Now for the downside of strong stock market returns…

With high returns comes high expectations. As investors, we often succumb to “recency bias” where we start to believe that what has occurred recently, will continue on in the future. In 2009 investors felt as if the market would continue to zero. Now with the market hitting new highs investors may start to get complacent and expect high returns every year.

While we are not seeing any of the typical warning flags that we associate with recession or market declines, we do want to help investors stay grounded in their view of markets and risk.

Over the next week, we will get additional economic data that will give us a clearer picture into where the economy and markets may be heading for the remainder of the year.

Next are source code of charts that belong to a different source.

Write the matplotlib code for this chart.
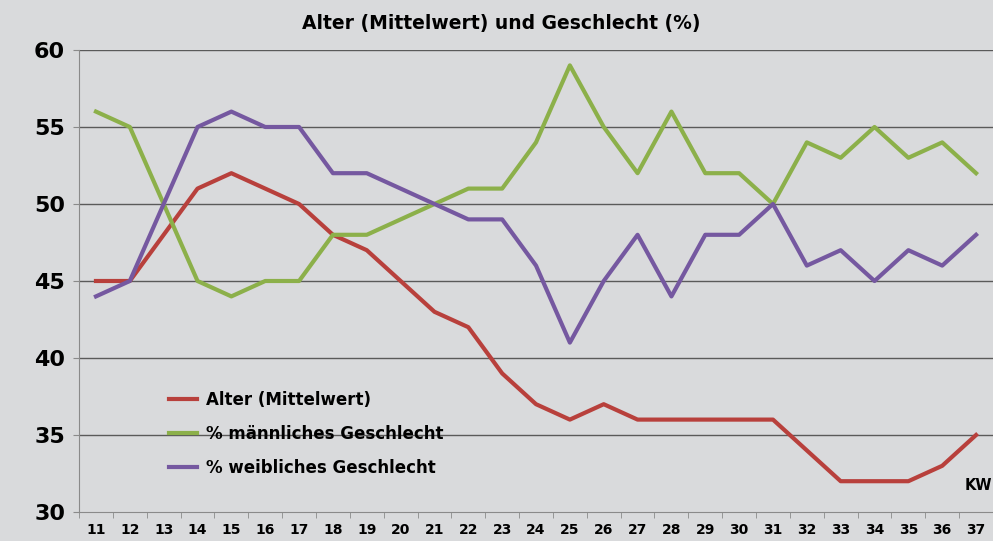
import matplotlib.pyplot as plt
from matplotlib.ticker import MultipleLocator

kw = list(range(11, 38))
alter = [45, 45, 48, 51, 52, 51, 50, 48, 47, 45, 43, 42, 39, 37, 36, 37, 36, 36, 36, 36, 36, 34, 32, 32, 32, 33, 35]
maennlich = [56, 55, 50, 45, 44, 45, 45, 48, 48, 49, 50, 51, 51, 54, 59, 55, 52, 56, 52, 52, 50, 54, 53, 55, 53, 54, 52]
weiblich = [44, 45, 50, 55, 56, 55, 55, 52, 52, 51, 50, 49, 49, 46, 41, 45, 48, 44, 48, 48, 50, 46, 47, 45, 47, 46, 48]
labels = ['Alter (Mittelwert)', '% männliches Geschlecht', '% weibliches Geschlecht']

bg = '#d9dadc'
fig = plt.figure(figsize=(9.93, 5.41), dpi=100, facecolor=bg)
ax = fig.add_axes([0.0796, 0.0536, 0.9204, 0.854])
ax.set_facecolor(bg)

for y in [35, 40, 45, 50, 55, 60]:
    ax.axhline(y, color='#5a5a5a', lw=1, zorder=1)

ax.plot(kw, alter, color='#b8403c', lw=3, label=labels[0], zorder=3)
ax.plot(kw, maennlich, color='#8cb04a', lw=3, label=labels[1], zorder=3)
ax.plot(kw, weiblich, color='#7558a0', lw=3, label=labels[2], zorder=3)

ax.set_xlim(10.5, 37.5)
ax.set_ylim(30, 60)
ax.set_xticks(kw)
ax.set_xticklabels([str(k) for k in kw], fontsize=10, fontweight='bold')
ax.xaxis.set_minor_locator(MultipleLocator(1, offset=0.5))
ax.tick_params(axis='x', which='major', length=0, pad=8)
ax.tick_params(axis='x', which='minor', length=4, color='#8a8a8a', direction='out')
ax.set_yticks([30, 35, 40, 45, 50, 55, 60])
ax.tick_params(axis='y', labelsize=16, length=4, color='#8a8a8a', pad=6)
for t in ax.get_yticklabels():
    t.set_fontweight('bold')

for s in ['top', 'right']:
    ax.spines[s].set_visible(False)
ax.spines['left'].set_color('#8a8a8a')
ax.spines['bottom'].set_color('#8a8a8a')

leg = ax.legend(loc='upper left', bbox_to_anchor=(0.098, 0.262), frameon=False,
                prop={'weight': 'bold', 'size': 12}, handlelength=1.7,
                handletextpad=0.55, labelspacing=0.95, borderpad=0, borderaxespad=0)
for h in leg.get_lines():
    h.set_linewidth(3)

ax.text(0.984, 0.057, 'KW', transform=ax.transAxes, ha='center', va='center',
        fontsize=10.5, fontweight='bold')
fig.text(0.505, 0.957, 'Alter (Mittelwert) und Geschlecht (%)', ha='center', va='center',
         fontsize=13.5, fontweight='bold')

plt.savefig('out.png', dpi=100, facecolor=bg)
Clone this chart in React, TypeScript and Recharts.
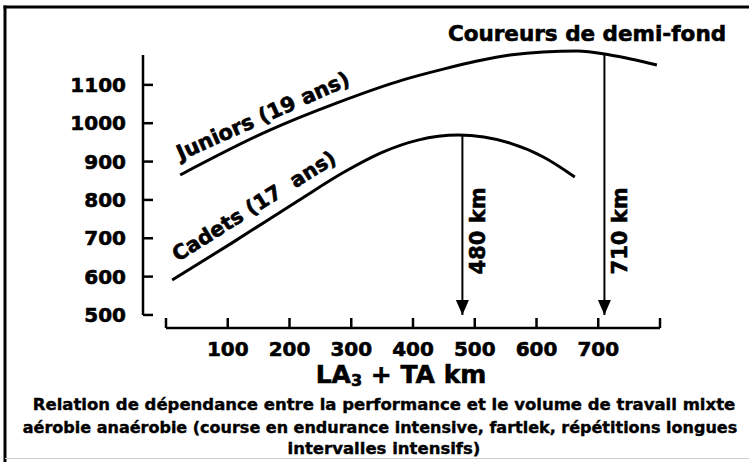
import { LineChart, Line, XAxis, YAxis } from "recharts";

// volume (km) and performance points
const juniorsKm = [23, 168, 277, 384, 449, 504, 557, 611, 666, 719, 795];
const juniorsPerf = [865, 982, 1053, 1113, 1141, 1162, 1178, 1186, 1188, 1178, 1152];
const cadetsKm = [10, 107, 214, 290, 350, 408, 473, 557, 611, 662];
const cadetsPerf = [591, 688, 798, 874, 924, 956, 969, 948, 912, 860];

const xTicks = [0, 100, 200, 300, 400, 500, 600, 700, 800];
const xLabelled = [100, 200, 300, 400, 500, 600, 700];
const yTicks = [500, 600, 700, 800, 900, 1000, 1100];

const arrowKm = [480, 710];
const arrowTop = [969, 1180];
const arrowBottom = 500;

const juniors = juniorsKm.map((km, i) => ({ km, perf: juniorsPerf[i] }));
const cadets = cadetsKm.map((km, i) => ({ km, perf: cadetsPerf[i] }));
const arrows = arrowKm.map((km, i) => [
  { km, perf: arrowTop[i] },
  { km, perf: arrowBottom },
]);

const FONT = "'DejaVu Sans', sans-serif";
const heavy = { stroke: "#000", strokeWidth: 0.6 };

function XTick(props: any) {
  const { x, y, payload } = props;
  return (
    <g>
      <line x1={x} y1={y - 10} x2={x} y2={y} stroke="#000" strokeWidth={2.5} />
      {xLabelled.includes(payload.value) && (
        <text
          x={x}
          y={y + 21}
          textAnchor="middle"
          dominantBaseline="central"
          fontFamily={FONT}
          fontWeight="bold"
          fontSize={20}
          fill="#000"
          {...heavy}
        >
          {payload.value}
        </text>
      )}
    </g>
  );
}

function YTick(props: any) {
  const { x, y, payload } = props;
  return (
    <g>
      <line x1={x} y1={y} x2={x + 10} y2={y} stroke="#000" strokeWidth={2.5} />
      <text
        x={x - 17}
        y={y}
        textAnchor="end"
        dominantBaseline="central"
        fontFamily={FONT}
        fontWeight="bold"
        fontSize={20}
        fill="#000"
        {...heavy}
      >
        {payload.value}
      </text>
    </g>
  );
}

function ArrowHead(props: any) {
  const { cx, cy, index } = props;
  if (index !== 1) return <g key={`n${index}`} />;
  return (
    <path
      key={`h${index}`}
      d={`M${cx - 6.5},${cy - 15} L${cx + 6.5},${cy - 15} L${cx},${cy} Z`}
      fill="#000"
    />
  );
}

function arrowLabel(text: string) {
  return (props: any) => {
    const { x, y, index } = props;
    if (index !== 1) return <g key={`l${index}`} />;
    const lx = x + 16;
    const ly = y - 84;
    return (
      <text
        key={`t${index}`}
        x={lx}
        y={ly}
        transform={`rotate(-90 ${lx} ${ly})`}
        textAnchor="middle"
        dominantBaseline="central"
        fontFamily={FONT}
        fontWeight="bold"
        fontSize={21}
        fill="#000"
        {...heavy}
      >
        {text}
      </text>
    );
  };
}

export default function App() {
  return (
    <div
      style={{
        position: "absolute",
        left: 0,
        top: 0,
        width: 749,
        height: 462,
        background: "#fff",
        overflow: "hidden",
      }}
    >
      <LineChart width={749} height={462} margin={{ top: 40, right: 89, bottom: 94, left: 83 }}>
        <XAxis
          type="number"
          dataKey="km"
          domain={[0, 800]}
          ticks={xTicks}
          interval={0}
          padding={{ left: 23, right: 0 }}
          height={40}
          tickSize={0}
          tickMargin={0}
          tickLine={false}
          tick={<XTick />}
          axisLine={{ stroke: "#000", strokeWidth: 2.5, strokeDasharray: "0 23 1000" }}
        />
        <YAxis
          type="number"
          domain={[466, 1217]}
          ticks={yTicks}
          interval={0}
          width={60}
          tickSize={0}
          tickMargin={0}
          tickLine={false}
          tick={<YTick />}
          axisLine={{ stroke: "#000", strokeWidth: 2.5, strokeDasharray: "0 15 260 1000" }}
        />
        <Line
          data={juniors}
          dataKey="perf"
          type="monotone"
          stroke="#000"
          strokeWidth={3}
          dot={false}
          isAnimationActive={false}
        />
        <Line
          data={cadets}
          dataKey="perf"
          type="monotone"
          stroke="#000"
          strokeWidth={3}
          dot={false}
          isAnimationActive={false}
        />
        {arrows.map((a, i) => (
          <Line
            key={i}
            data={a}
            dataKey="perf"
            type="linear"
            stroke="#000"
            strokeWidth={2}
            dot={<ArrowHead />}
            label={arrowLabel(`${arrowKm[i]} km`)}
            isAnimationActive={false}
          />
        ))}
      </LineChart>
      <svg
        width={749}
        height={462}
        style={{ position: "absolute", left: 0, top: 0, pointerEvents: "none" }}
        fontFamily={FONT}
        fontWeight="bold"
      >
        <line x1={5} y1={5.5} x2={5} y2={462} stroke="#000" strokeWidth={3} />
        <line x1={3.5} y1={7} x2={749} y2={7} stroke="#000" strokeWidth={3} />
        <line x1={5} y1={458.5} x2={749} y2={458.5} stroke="#ccc" strokeWidth={1} />
        <g {...heavy}>
          <text x={587} y={33} textAnchor="middle" dominantBaseline="central" fontSize={21.5}>
            Coureurs de demi-fond
          </text>
          <text
            x={263}
            y={116}
            transform="rotate(-24 263 116)"
            textAnchor="middle"
            dominantBaseline="central"
            fontSize={21}
          >
            Juniors (19 ans)
          </text>
          <text
            x={254}
            y={206}
            transform="rotate(-32 254 206)"
            textAnchor="middle"
            dominantBaseline="central"
            fontSize={20.5}
            style={{ whiteSpace: "pre" }}
          >
            {"Cadets (17  ans)"}
          </text>
          <text x={401} y={374} textAnchor="middle" dominantBaseline="central" fontSize={25}>
            LA
            <tspan fontSize={16} dy={6}>3</tspan>
            <tspan dy={-6}> + TA km</tspan>
          </text>
          <g fontSize={16.5} textAnchor="middle" strokeWidth={0.4}>
            <text x={384} y={410}>
              Relation de dépendance entre la performance et le volume de travail mixte
            </text>
            <text x={380} y={433} fontSize={16}>
              aérobie anaérobie (course en endurance intensive, fartlek, répétitions longues
            </text>
            <text x={384} y={454}>
              intervalles intensifs)
            </text>
          </g>
        </g>
      </svg>
    </div>
  );
}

Today: ISM Manufacturing Report
Wednesday: ADP Employment & ISM Services
Thursday: GDP Q3 First Revision
Friday: November Employment

If these reports come in with favorable outcomes it’s likely that higher prices could be on the way for the Christmas season. If not, Santa may be forced to deliver a lump of coal this Christmas.

All kidding aside, it has been a very good year for equity investors. As things stand today, the data continues to support the current bull market. November through May is seasonally the strongest part of the year and we see nothing that leads up to think it will be different this time.

As always, if and when the facts change – so shall we.